Por Fernando Paz
RegeneraciónMx.- El hombre se baja del camión con esfuerzo, casi tiene que dar un brinco. Es bajito, viste un pantalón de mezclilla muy usado, sucio, y al parecer de una talla mayor; porta una camiseta de cuello redondo roja, aunque los tantos soles de junio la han tornado a rosa pálido en los hombros y espalda. Sonríe y me saluda. Que qué tal estoy. Estoy bien, gracias. ¿Y él? También está bien, aunque un poco amoladón de salud; la diabetes, ya sé. ¿A poco? Sí, para colmo le han quitado el salario base y lo han dejado con la pura comisión. ¿Cómo cree? Sí, que ya sé cómo son los patrones.
Mientras su ayudante desenrolla la manguera y la conecta a la toma del tanque estacionario, él manipula la bomba de gas y checa, con esa memoria corporal que dan los años, las palancas y controles electrónicos. Vuelve a su terapia. Dice su patrón que la culpa es del presidente, que ya sé también (su estribillo “usted saabe…” no cansa porque el dejo “defeño” le pone melodía); que le reclame a él, le ha dicho el dueño de la gasera (y dueño de un conglomerado comercial enorme); que el Peje subió los impuestos y así ya no puede pagar el salario de “su gente”.
René tiene acceso directo al magnate por los muchos años trabajados en la empresa, cuando llega de visita a esta región, al sur de Veracruz, es a él a quien solicita para que “le choferee”; al parecer hay aprecio, pero de ese aprecio conveniente que mantiene la distancia, la diferencia de clase y sobre todo la no confianza para andar mendigando incrementos salariales. Que tiene hasta una cuadra de caballos, que sus nietos practican eso del gorrito negro, el pantalón caqui y las botas a las rodillas, que cómo veo.
Le digo que gente como su patrón no quiere dejar de ganar ni tantito, que el presidente no ha aumentado los impuestos, sino que ahora simplemente sí se los cobran, y que el aumento al salario mínimo es un intento de reducir un poco la enorme desigualdad social y de mejorar la distribución de la riqueza en el país. Le he dicho que ese es solo un pretexto de su jefe para no dejar de ganar a lo que se ha acostumbrado, sin importarle que, en esta etapa de su vida (René debe andar por los 62), precarice aún más su nivel adquisitivo y disminuya su esperanza de una pensión digna. Le pregunto si le dieron una indemnización; que no, que así son los patrones, que ya sé, que para colmo se le jodió una rótula al camión el día anterior y que no trabajó.

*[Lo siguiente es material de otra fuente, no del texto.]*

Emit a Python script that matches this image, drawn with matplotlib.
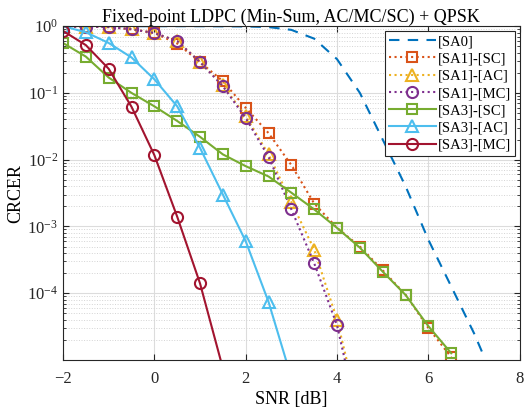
import numpy as np
import matplotlib
matplotlib.use("Agg")
import matplotlib.pyplot as plt

plt.rcParams['font.family'] = ['Liberation Serif', 'DejaVu Serif']
plt.rcParams['mathtext.fontset'] = 'custom'
plt.rcParams['mathtext.rm'] = 'Liberation Serif'
plt.rcParams['mathtext.it'] = 'Liberation Serif:italic'

snr = np.arange(-2, 6.51, 0.5)

# [SA0] - smooth dashed curve
sa0_x = [-2, -1, 0, 1, 2, 2.5, 3, 3.5, 4, 4.5, 5, 5.5, 6, 6.5, 7, 7.2]
sa0_y = [1.0, 1.0, 1.0, 1.0, 0.99, 0.97, 0.88, 0.65, 0.32, 0.1, 0.02,
         4e-3, 6.3e-4, 1.26e-4, 2.5e-5, 1.2e-5]

sa1_sc_x = snr
sa1_sc_y = [0.98, 0.98, 0.97, 0.9, 0.79, 0.55, 0.29, 0.15, 0.06, 0.025,
            8.3e-3, 2.2e-3, 9.5e-4, 5e-4, 2.2e-4, 9.5e-5, 3e-5, 1.1e-5]

sa1_ac_x = [-2, -1.5, -1, -0.5, 0, 0.5, 1, 1.5, 2, 2.5, 3, 3.5, 4, 4.5]
sa1_ac_y = [0.99, 0.98, 0.97, 0.9, 0.79, 0.6, 0.29, 0.13, 0.045, 0.012,
            2.3e-3, 4.5e-4, 4e-5, 1.5e-6]

sa1_mc_x = [-2, -1.5, -1, -0.5, 0, 0.5, 1, 1.5, 2, 2.5, 3, 3.5, 4, 4.5]
sa1_mc_y = [0.98, 0.98, 0.97, 0.9, 0.79, 0.6, 0.29, 0.126, 0.042, 0.011,
            1.8e-3, 2.8e-4, 3.3e-5, 1e-6]

sa3_sc_x = snr
sa3_sc_y = [0.56, 0.35, 0.17, 0.1, 0.063, 0.038, 0.022, 0.012, 8e-3, 5.6e-3,
            3.2e-3, 1.8e-3, 9.5e-4, 4.8e-4, 2.1e-4, 9.4e-5, 3.2e-5, 1.26e-5]

sa3_ac_x = [-2, -1.5, -1, -0.5, 0, 0.5, 1, 1.5, 2, 2.5, 3]
sa3_ac_y = [1.0, 0.81, 0.56, 0.34, 0.16, 0.063, 0.015, 3e-3, 6e-4, 7.4e-5, 5.4e-6]

sa3_mc_x = [-2, -1.5, -1, -0.5, 0, 0.5, 1, 1.5]
sa3_mc_y = [0.85, 0.52, 0.23, 0.062, 0.0117, 1.4e-3, 1.4e-4, 7.5e-6]

fig = plt.figure(figsize=(5.25, 4.09), dpi=100)
ax = fig.add_axes([0.12, 0.12, 0.87, 0.816])

ax.semilogy(sa0_x, sa0_y, '--', color='#0072BD', lw=1.5, dashes=(5, 4), label='[SA0]')
ax.semilogy(sa1_sc_x, sa1_sc_y, ':', color='#D95319', lw=1.5, marker='s', ms=6.5,
            mfc='none', mew=1.5, label='[SA1]-[SC]')
ax.semilogy(sa1_ac_x, sa1_ac_y, ':', color='#EDB120', lw=1.5, marker='^', ms=8.5,
            mfc='none', mew=1.5, label='[SA1]-[AC]')
ax.semilogy(sa1_mc_x, sa1_mc_y, ':', color='#7E2F8E', lw=1.5, marker='o', ms=8,
            mfc='none', mew=1.5, label='[SA1]-[MC]')
ax.semilogy(sa3_sc_x, sa3_sc_y, '-', color='#77AC30', lw=1.5, marker='s', ms=6.5,
            mfc='none', mew=1.5, label='[SA3]-[SC]')
ax.semilogy(sa3_ac_x, sa3_ac_y, '-', color='#4DBEEE', lw=1.5, marker='^', ms=8.5,
            mfc='none', mew=1.5, label='[SA3]-[AC]')
ax.semilogy(sa3_mc_x, sa3_mc_y, '-', color='#A2142F', lw=1.5, marker='o', ms=8,
            mfc='none', mew=1.5, label='[SA3]-[MC]')

ax.set_xlim(-2, 8)
ax.set_ylim(1e-5, 1)
ax.set_xticks([-2, 0, 2, 4, 6, 8])
ax.set_yticks([1e0, 1e-1, 1e-2, 1e-3, 1e-4])
ax.grid(True, which='major', color='#dcdcdc', lw=0.8)
ax.grid(True, which='minor', color='#d4d4d4', lw=0.7, ls=':')
ax.tick_params(which='both', direction='in', top=True, right=True, colors='#262626',
               labelsize=12)
ax.tick_params(axis='x', pad=8)
ax.tick_params(which='major', length=4)
ax.tick_params(which='minor', length=2)
for s in ax.spines.values():
    s.set_color('#262626')

ax.set_xlabel('SNR [dB]', fontsize=13, labelpad=3)
ax.set_ylabel('CRCER', fontsize=13, labelpad=2)
ax.set_title('Fixed-point LDPC (Min-Sum, AC/MC/SC) + QPSK', fontsize=13, pad=3)

leg = ax.legend(loc='upper right', fontsize=10.5, fancybox=False, framealpha=1,
                edgecolor='#262626', handlelength=3.2, borderpad=0.3,
                labelspacing=0.28, handletextpad=0.15, borderaxespad=0.3)
leg.get_frame().set_linewidth(0.8)

fig.savefig('out.png', dpi=100)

Al menos eso lo paga la empresa ¿no? No, que los servicios y reparaciones del camión corren por su cuenta; le comento que eso es injusto; que sí, pero que así son los patrones, que ya sé. El ayudante termina el llenado y le chifla para que corte el suministro. La impresora de la bomba emite el recibo y René le pone un descuento de un peso por litro, es el descuento acostumbrado por la compra frecuente; nunca le he preguntado si ese descuento le afecta en su desempeño, en su comisión pues, esta vez lo hago y me dice que no, que eso es para los clientes de siempre, que si está seguro; que sí, seguro, que no me preocupe, me dice sonriendo.
Nos mintieron durante 40 años con aquello de que, si se aumentaba el salario mínimo de una manera importante, se generaría inflación. Ni siquiera propusieron que se hiciera gradualmente, o que el aumento fuera un poco mayor que el índice inflacionario. No, lo de ellos nunca fue pensar en los menos afortunados, sino en quedar bien con esa oligarquía siempre hambrienta de más ingresos y que los había puesto ahí para eso: para que le sirvieran lo que pidiera del menú, sin molestarla y con el permiso tácito de servirse a su vez dentro de la cocina; total, ella controlaba la opinión pública. Malditos presidentitos-títere.
Le digo a René que me permita, que voy a la oficina por el efectivo, que está bien; oigo, que cuánto quiero por el horno que está en el andén, que si no lo vendo, que quiere vender pollo horneado para independizarse, que ya se cansó de ser empleado. Le digo que, para él a mitad de precio, y que me de un enganche y el resto en parcialidades, que lo va a pensar. Regreso con el pago de la remisión y le doy aparte lo del descuento, que eso es para él.
No lo recibe, dice que eso lo absorbe la empresa, que ya sé; sí, ya sé, pero insisto. Me agradece y me da la mano, esta vez la aprieta más que siempre y su sonrisa intenta disfrazar inútilmente la tristeza de sus ojos. Se sube rápido a su camión de gas y se despide agitando el brazo por fuera de la ventanilla con la sonrisa ocupando todo el espejo lateral. Quiero decirle a René que hay esperanza, que por fin la hay, pero ya no me escucha.